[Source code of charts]
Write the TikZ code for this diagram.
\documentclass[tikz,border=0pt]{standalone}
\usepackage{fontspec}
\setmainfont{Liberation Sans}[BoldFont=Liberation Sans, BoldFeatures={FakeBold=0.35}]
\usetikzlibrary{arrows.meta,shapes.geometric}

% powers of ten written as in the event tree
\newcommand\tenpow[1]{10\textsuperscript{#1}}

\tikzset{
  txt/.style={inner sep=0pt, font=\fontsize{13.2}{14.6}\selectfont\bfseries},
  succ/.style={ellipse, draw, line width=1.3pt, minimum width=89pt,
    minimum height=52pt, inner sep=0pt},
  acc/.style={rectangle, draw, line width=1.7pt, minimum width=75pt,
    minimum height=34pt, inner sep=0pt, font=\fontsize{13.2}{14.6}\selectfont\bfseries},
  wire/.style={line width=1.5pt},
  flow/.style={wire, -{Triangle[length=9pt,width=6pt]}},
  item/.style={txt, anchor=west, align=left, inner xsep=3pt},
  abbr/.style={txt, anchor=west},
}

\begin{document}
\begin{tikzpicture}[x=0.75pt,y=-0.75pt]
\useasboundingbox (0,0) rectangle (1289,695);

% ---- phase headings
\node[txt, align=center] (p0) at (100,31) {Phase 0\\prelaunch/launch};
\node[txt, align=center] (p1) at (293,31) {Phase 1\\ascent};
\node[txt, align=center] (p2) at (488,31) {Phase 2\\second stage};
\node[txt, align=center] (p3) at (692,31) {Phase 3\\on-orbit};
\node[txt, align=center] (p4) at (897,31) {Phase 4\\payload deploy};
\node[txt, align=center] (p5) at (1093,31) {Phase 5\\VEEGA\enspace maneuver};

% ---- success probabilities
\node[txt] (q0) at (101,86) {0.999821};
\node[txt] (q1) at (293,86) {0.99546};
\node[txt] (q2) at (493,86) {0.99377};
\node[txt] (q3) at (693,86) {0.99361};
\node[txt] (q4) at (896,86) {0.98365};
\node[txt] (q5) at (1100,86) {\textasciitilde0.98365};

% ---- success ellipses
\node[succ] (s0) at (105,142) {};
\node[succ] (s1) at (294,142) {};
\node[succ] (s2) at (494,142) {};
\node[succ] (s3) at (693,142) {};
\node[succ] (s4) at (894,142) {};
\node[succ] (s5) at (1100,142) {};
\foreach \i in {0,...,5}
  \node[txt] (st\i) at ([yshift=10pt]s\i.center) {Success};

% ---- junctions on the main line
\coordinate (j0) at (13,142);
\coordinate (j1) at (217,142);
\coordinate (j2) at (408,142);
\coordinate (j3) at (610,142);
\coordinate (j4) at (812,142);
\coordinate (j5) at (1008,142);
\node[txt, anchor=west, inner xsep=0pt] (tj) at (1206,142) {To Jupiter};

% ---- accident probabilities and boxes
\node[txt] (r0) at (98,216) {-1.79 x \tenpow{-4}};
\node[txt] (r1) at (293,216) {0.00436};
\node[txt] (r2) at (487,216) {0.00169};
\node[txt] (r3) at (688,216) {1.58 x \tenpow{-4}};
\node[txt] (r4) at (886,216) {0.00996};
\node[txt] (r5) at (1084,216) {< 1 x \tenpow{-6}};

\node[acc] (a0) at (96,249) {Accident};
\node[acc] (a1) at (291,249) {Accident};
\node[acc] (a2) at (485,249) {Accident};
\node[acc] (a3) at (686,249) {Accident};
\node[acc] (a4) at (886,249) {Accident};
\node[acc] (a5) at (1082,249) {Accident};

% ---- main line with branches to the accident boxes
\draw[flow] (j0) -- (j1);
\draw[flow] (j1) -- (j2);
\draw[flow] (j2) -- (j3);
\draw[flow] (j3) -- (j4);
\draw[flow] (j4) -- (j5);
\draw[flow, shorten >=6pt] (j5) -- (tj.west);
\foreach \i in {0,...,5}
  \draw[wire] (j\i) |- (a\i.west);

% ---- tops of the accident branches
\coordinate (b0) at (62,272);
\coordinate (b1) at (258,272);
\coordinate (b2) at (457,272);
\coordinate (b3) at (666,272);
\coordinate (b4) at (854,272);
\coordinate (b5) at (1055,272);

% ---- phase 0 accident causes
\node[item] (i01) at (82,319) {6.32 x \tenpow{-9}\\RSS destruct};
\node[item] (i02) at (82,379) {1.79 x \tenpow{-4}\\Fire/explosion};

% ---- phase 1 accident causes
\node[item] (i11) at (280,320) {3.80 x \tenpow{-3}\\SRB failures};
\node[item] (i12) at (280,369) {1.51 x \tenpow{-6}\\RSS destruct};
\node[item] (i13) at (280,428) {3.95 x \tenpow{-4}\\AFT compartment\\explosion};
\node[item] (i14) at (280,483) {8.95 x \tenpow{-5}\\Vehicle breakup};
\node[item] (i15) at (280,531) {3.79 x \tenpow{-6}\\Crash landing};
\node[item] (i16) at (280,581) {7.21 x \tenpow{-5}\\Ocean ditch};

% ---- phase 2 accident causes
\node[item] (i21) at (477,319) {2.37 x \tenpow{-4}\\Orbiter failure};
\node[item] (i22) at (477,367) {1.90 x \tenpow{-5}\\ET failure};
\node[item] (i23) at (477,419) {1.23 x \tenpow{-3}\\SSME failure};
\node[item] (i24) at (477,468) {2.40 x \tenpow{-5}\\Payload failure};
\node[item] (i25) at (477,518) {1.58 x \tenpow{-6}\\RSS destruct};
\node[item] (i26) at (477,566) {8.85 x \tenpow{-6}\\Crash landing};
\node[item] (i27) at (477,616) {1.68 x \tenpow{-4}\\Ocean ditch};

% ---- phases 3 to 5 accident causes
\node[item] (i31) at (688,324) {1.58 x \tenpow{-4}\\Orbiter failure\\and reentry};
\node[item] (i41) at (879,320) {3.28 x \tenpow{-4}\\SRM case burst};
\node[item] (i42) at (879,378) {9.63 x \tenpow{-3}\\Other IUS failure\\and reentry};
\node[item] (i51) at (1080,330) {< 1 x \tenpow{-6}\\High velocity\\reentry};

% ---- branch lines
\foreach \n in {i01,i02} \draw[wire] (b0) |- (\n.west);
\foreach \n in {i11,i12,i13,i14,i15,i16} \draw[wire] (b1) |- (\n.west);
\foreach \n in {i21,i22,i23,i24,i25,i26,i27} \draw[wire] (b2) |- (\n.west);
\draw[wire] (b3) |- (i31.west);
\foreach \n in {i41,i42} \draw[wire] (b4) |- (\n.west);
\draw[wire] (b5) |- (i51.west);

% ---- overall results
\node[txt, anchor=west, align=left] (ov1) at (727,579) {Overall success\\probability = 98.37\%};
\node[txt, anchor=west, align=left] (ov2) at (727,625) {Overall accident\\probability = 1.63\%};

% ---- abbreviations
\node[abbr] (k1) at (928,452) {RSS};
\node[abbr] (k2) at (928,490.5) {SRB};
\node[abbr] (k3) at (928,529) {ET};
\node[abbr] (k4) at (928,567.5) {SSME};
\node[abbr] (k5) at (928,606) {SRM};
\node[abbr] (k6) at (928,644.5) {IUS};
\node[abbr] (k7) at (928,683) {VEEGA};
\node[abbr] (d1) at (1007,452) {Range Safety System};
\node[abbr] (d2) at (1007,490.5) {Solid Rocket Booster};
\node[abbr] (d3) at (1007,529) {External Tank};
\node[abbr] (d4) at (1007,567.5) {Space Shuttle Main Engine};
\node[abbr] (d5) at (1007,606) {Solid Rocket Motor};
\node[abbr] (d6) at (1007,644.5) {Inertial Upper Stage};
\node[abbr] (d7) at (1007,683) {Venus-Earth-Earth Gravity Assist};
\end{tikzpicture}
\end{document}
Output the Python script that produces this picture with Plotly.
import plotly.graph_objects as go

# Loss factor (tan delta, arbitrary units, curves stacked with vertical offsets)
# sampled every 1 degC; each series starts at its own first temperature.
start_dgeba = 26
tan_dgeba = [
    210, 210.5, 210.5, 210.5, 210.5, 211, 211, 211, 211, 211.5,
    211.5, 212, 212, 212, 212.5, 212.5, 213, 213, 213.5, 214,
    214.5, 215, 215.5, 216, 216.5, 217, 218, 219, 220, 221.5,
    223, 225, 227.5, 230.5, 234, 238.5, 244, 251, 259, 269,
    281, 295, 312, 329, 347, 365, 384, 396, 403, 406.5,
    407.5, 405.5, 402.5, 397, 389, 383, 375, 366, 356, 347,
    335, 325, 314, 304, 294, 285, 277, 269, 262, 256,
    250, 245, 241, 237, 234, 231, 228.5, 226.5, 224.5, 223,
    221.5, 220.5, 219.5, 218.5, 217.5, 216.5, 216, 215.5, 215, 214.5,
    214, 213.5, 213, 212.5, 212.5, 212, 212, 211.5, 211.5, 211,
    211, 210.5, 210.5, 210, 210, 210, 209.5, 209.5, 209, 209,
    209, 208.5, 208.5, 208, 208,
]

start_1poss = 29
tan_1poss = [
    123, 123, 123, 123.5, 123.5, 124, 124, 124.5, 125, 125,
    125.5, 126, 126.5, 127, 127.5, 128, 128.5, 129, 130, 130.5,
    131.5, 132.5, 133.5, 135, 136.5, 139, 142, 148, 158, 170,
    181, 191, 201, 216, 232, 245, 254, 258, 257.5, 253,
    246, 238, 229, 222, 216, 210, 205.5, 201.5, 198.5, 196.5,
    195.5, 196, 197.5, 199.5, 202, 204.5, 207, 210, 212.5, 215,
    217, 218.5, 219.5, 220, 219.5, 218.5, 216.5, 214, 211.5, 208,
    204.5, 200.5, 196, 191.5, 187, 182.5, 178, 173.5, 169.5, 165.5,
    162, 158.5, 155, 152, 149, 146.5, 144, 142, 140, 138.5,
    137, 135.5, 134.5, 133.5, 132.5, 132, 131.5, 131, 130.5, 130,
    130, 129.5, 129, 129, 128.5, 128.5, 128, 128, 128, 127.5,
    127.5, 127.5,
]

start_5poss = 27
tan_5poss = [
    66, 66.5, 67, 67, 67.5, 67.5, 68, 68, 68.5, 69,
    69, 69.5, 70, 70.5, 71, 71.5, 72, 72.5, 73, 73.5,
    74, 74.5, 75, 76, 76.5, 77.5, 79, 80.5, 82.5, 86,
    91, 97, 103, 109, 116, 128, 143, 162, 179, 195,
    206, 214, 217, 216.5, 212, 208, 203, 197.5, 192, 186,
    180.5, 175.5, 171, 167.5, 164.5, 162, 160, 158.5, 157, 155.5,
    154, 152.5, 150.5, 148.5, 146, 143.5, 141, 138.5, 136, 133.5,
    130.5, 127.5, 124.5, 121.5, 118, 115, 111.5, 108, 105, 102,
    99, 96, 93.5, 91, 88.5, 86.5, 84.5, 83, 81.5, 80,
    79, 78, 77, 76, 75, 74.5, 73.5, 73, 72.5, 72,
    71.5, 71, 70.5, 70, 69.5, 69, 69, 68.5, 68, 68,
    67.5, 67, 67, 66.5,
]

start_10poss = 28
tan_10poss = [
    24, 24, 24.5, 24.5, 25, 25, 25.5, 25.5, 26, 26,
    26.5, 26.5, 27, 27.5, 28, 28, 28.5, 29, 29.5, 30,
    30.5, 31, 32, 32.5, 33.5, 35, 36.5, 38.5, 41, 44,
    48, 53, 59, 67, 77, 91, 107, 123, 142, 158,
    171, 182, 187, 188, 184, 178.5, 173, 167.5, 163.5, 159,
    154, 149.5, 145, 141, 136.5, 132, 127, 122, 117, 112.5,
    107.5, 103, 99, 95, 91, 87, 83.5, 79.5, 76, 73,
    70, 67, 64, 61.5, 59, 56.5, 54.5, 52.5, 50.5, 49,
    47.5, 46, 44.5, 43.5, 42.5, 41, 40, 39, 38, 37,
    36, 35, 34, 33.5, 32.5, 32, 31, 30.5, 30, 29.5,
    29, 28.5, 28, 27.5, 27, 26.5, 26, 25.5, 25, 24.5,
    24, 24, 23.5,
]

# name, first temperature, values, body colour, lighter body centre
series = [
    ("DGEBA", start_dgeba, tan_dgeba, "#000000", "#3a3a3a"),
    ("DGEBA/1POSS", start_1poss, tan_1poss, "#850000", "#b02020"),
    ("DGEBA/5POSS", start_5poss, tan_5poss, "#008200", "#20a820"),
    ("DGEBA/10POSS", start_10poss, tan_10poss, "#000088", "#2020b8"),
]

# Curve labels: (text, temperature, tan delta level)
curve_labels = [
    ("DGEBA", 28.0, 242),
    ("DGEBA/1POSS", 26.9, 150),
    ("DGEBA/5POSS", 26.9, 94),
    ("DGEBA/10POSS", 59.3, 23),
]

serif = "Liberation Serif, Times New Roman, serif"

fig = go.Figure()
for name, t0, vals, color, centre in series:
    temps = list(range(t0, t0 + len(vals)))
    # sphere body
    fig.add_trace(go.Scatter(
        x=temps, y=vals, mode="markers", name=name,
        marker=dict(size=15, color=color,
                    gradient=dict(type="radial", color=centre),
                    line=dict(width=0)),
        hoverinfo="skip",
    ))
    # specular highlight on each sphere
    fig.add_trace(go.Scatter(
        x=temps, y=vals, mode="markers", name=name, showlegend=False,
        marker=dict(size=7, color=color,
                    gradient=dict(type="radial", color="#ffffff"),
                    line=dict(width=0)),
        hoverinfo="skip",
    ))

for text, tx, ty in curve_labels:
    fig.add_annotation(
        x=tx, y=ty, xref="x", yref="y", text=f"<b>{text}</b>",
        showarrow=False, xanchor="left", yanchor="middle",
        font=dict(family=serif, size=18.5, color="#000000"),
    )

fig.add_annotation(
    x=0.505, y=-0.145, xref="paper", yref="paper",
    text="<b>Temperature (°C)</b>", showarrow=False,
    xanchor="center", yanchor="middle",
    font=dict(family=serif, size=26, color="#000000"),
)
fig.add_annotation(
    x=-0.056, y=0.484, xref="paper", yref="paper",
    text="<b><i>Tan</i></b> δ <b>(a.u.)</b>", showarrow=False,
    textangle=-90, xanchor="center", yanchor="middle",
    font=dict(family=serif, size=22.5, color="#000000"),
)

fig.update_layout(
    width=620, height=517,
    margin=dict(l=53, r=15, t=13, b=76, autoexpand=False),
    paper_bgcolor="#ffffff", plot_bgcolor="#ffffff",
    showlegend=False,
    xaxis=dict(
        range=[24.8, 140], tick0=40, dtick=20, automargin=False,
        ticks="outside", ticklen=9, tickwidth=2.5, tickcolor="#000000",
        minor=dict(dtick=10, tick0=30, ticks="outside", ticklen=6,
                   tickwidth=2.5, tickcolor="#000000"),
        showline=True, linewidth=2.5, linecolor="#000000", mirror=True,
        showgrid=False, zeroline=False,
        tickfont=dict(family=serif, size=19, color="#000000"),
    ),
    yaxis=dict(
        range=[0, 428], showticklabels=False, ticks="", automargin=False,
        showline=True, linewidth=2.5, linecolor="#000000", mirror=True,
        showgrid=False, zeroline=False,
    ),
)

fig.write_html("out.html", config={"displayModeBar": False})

Task to carry out:
The line containing "Output the Python" opens the part, and the line containing "import plotly.graph_objects as go" closes it. Output that part exactly, with both, and only that.

Written solution:
Output the Python script that produces this picture with Plotly.
import plotly.graph_objects as go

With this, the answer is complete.